As esperanças, desejos e medos ligam-se a um messias político, quando a ruptura de uma era
sacode qualquer sociedade. A questão é se o carisma será capaz de suportar o novo ou se
apenas dá uma forma de desenvolvimento à catástrofe do velho.
O "Kennedy negro" Barack Obama não representa a suplantação do capitalismo global, mas
a sua renovação.A ruptura de 1989 levou à transformação do velho capitalismo de Estado no
capitalismo financeiro globalizado. Em vez disso, a ruptura de 2008 marca a crise e os limites
internos desse sistema mundial em si. Será que Obama se tornará o homem mais poderoso
de um mundo que conseguirá mais transformar a partir de seus próprios fundamentos?

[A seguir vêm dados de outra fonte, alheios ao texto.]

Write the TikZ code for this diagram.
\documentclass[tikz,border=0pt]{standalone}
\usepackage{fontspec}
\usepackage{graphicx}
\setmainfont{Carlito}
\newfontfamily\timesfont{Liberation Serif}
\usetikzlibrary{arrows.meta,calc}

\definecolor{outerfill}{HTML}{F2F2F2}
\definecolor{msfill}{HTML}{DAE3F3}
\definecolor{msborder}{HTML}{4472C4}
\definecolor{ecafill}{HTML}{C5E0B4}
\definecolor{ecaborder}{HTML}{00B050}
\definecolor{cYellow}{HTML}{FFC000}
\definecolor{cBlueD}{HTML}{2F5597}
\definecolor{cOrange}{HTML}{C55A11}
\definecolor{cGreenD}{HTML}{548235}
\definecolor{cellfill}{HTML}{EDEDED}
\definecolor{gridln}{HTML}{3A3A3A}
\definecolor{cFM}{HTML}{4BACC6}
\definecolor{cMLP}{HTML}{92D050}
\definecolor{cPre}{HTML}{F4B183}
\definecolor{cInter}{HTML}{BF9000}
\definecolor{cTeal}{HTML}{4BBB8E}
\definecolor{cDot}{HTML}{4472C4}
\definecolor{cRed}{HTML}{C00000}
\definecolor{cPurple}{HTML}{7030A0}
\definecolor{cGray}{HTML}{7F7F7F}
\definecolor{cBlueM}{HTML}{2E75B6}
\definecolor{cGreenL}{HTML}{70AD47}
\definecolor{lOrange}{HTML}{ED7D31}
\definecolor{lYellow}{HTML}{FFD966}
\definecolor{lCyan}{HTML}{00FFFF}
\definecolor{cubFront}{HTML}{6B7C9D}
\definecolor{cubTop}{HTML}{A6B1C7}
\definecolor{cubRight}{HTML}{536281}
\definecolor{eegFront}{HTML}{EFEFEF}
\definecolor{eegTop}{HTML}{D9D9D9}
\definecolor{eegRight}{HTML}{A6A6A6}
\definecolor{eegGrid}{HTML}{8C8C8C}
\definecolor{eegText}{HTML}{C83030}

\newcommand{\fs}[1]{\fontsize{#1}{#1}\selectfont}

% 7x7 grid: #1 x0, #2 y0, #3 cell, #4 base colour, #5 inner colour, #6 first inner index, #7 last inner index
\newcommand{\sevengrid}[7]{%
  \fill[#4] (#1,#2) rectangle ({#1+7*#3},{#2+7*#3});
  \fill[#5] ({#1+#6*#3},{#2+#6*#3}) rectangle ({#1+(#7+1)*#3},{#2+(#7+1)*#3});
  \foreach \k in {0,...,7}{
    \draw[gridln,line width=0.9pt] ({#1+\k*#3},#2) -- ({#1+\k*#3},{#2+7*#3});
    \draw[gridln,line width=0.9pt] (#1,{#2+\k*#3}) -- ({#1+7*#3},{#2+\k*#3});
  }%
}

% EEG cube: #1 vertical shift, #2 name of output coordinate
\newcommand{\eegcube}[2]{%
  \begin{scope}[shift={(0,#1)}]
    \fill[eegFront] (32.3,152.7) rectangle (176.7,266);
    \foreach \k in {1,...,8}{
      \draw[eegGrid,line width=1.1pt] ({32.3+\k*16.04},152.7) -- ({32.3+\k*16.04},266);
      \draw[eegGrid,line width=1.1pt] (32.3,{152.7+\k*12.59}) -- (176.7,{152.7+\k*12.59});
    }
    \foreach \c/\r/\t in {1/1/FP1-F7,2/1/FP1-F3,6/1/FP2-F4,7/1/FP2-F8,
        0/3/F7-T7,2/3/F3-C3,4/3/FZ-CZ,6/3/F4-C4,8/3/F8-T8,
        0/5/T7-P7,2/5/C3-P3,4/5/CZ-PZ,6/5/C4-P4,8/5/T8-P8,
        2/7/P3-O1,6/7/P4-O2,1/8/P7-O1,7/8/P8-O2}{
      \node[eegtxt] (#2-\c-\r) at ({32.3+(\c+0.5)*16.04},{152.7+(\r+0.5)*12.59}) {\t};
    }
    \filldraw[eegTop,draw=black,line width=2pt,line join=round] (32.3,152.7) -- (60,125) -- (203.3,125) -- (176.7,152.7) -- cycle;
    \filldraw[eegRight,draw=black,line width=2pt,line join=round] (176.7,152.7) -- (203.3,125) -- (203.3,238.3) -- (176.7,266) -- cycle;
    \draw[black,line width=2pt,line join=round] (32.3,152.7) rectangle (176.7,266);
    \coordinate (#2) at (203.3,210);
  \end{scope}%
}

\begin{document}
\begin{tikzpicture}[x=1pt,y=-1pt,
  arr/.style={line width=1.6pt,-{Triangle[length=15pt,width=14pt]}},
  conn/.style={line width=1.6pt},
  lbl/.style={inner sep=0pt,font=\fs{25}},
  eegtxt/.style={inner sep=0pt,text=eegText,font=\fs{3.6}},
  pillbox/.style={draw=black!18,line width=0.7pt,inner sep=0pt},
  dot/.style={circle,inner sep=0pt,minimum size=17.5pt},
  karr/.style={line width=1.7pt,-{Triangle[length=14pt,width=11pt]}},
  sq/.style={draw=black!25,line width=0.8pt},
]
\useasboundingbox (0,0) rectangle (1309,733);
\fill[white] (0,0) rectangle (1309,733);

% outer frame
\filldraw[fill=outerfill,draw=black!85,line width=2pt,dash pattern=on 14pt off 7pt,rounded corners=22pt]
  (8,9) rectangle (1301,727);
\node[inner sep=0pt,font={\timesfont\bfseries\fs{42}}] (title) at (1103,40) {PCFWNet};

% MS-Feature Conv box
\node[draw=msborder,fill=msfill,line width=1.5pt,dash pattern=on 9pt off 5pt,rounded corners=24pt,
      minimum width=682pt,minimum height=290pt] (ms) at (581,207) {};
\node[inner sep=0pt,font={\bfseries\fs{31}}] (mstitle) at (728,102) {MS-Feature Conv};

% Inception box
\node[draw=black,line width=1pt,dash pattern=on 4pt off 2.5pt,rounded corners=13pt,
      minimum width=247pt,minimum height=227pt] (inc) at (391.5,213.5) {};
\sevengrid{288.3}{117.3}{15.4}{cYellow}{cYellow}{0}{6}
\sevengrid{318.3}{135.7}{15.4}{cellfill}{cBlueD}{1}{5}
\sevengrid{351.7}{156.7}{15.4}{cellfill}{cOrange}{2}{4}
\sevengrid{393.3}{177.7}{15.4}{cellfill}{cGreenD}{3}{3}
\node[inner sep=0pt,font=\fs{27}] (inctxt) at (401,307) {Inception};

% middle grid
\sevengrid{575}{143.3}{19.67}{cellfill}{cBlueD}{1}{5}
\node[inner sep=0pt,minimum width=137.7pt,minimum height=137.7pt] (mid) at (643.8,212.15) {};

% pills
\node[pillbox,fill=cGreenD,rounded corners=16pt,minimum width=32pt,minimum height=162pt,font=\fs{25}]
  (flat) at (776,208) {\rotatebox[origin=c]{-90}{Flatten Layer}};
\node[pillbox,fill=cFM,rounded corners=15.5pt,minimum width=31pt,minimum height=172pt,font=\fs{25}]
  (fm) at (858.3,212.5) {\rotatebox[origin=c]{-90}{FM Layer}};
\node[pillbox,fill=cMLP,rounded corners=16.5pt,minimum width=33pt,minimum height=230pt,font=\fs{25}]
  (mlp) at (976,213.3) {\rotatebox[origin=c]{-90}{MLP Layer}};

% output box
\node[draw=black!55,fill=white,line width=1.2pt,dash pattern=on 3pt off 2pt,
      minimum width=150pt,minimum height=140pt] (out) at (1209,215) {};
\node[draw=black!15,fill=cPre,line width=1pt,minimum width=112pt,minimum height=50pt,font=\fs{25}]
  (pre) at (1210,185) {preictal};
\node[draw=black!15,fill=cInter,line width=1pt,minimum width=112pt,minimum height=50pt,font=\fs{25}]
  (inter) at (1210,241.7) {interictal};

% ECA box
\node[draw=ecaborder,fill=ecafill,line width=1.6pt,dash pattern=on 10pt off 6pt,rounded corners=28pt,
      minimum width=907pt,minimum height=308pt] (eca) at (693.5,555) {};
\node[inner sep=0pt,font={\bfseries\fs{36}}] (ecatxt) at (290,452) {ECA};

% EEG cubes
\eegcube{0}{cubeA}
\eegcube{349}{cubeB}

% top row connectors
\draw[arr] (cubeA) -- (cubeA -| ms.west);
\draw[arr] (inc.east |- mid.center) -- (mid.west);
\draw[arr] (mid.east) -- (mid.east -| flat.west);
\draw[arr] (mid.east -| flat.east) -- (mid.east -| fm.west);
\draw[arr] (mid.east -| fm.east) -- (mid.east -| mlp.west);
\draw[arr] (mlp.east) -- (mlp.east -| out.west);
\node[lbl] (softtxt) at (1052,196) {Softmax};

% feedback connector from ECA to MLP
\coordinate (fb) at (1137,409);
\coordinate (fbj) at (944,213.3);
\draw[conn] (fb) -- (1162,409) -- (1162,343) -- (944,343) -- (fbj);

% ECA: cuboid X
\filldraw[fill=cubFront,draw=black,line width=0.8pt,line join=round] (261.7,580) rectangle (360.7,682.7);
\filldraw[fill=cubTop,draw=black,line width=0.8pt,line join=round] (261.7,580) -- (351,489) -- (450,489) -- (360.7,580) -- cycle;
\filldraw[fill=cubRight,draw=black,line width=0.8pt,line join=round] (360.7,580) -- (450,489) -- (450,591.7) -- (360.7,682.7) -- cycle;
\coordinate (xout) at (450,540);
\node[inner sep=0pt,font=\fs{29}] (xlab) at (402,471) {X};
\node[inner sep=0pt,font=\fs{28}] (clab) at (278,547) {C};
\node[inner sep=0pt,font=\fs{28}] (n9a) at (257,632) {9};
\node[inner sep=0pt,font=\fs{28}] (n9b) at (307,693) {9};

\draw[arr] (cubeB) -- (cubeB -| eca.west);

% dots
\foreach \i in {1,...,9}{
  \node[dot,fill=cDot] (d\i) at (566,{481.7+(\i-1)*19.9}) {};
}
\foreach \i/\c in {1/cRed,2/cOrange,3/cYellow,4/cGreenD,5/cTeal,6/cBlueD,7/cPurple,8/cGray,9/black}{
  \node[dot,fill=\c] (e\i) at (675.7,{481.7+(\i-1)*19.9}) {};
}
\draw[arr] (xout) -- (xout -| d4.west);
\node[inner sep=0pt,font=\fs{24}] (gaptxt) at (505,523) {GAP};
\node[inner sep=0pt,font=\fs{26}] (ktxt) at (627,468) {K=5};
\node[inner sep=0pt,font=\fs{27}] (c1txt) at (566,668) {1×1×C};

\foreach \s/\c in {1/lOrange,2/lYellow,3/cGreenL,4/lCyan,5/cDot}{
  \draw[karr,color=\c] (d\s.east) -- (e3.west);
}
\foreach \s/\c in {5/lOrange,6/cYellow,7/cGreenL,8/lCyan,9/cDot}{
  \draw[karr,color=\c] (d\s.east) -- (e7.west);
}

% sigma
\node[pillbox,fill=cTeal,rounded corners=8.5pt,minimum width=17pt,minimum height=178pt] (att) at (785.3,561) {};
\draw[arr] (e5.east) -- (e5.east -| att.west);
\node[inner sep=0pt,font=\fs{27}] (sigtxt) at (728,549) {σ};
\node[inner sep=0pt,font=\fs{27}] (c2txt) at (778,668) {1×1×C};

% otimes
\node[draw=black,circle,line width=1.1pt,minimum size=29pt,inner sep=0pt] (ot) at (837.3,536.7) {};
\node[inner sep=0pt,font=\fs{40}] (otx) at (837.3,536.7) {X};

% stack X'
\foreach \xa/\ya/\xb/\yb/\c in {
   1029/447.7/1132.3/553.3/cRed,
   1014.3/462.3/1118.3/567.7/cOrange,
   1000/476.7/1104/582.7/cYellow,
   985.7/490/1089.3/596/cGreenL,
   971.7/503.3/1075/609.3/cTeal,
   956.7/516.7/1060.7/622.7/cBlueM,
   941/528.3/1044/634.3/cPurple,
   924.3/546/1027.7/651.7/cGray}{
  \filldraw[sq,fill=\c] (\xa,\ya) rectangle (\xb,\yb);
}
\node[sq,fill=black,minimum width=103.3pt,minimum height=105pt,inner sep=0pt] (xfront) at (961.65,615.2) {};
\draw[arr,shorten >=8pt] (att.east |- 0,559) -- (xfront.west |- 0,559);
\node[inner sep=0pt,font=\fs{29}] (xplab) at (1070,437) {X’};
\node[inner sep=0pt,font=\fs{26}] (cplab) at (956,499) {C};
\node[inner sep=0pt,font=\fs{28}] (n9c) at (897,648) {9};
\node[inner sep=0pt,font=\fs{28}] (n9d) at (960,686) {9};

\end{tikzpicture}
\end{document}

Se Obama se tornou depositário da simpatia do mundo inteiro e comove as
pessoas nos EUA até às lágrimas, isso ocorre porque ele representa a fé no regresso a um
crescimento substancial e regulado pelo Estado, que crie bons postos de trabalho e preserve
o ambiente?
Não esqueçamos que algumas concepções religiosas em diversas nações de nosso palentinha azul
Obama é um individuo que tem similitude "Mefistofélico"- célebre personagem de Fausto... O tempo dirá,
caríssimo professor Jaldes!
(PARABÉNS PELA CRÕNICA, sempre brilhante no seu blog).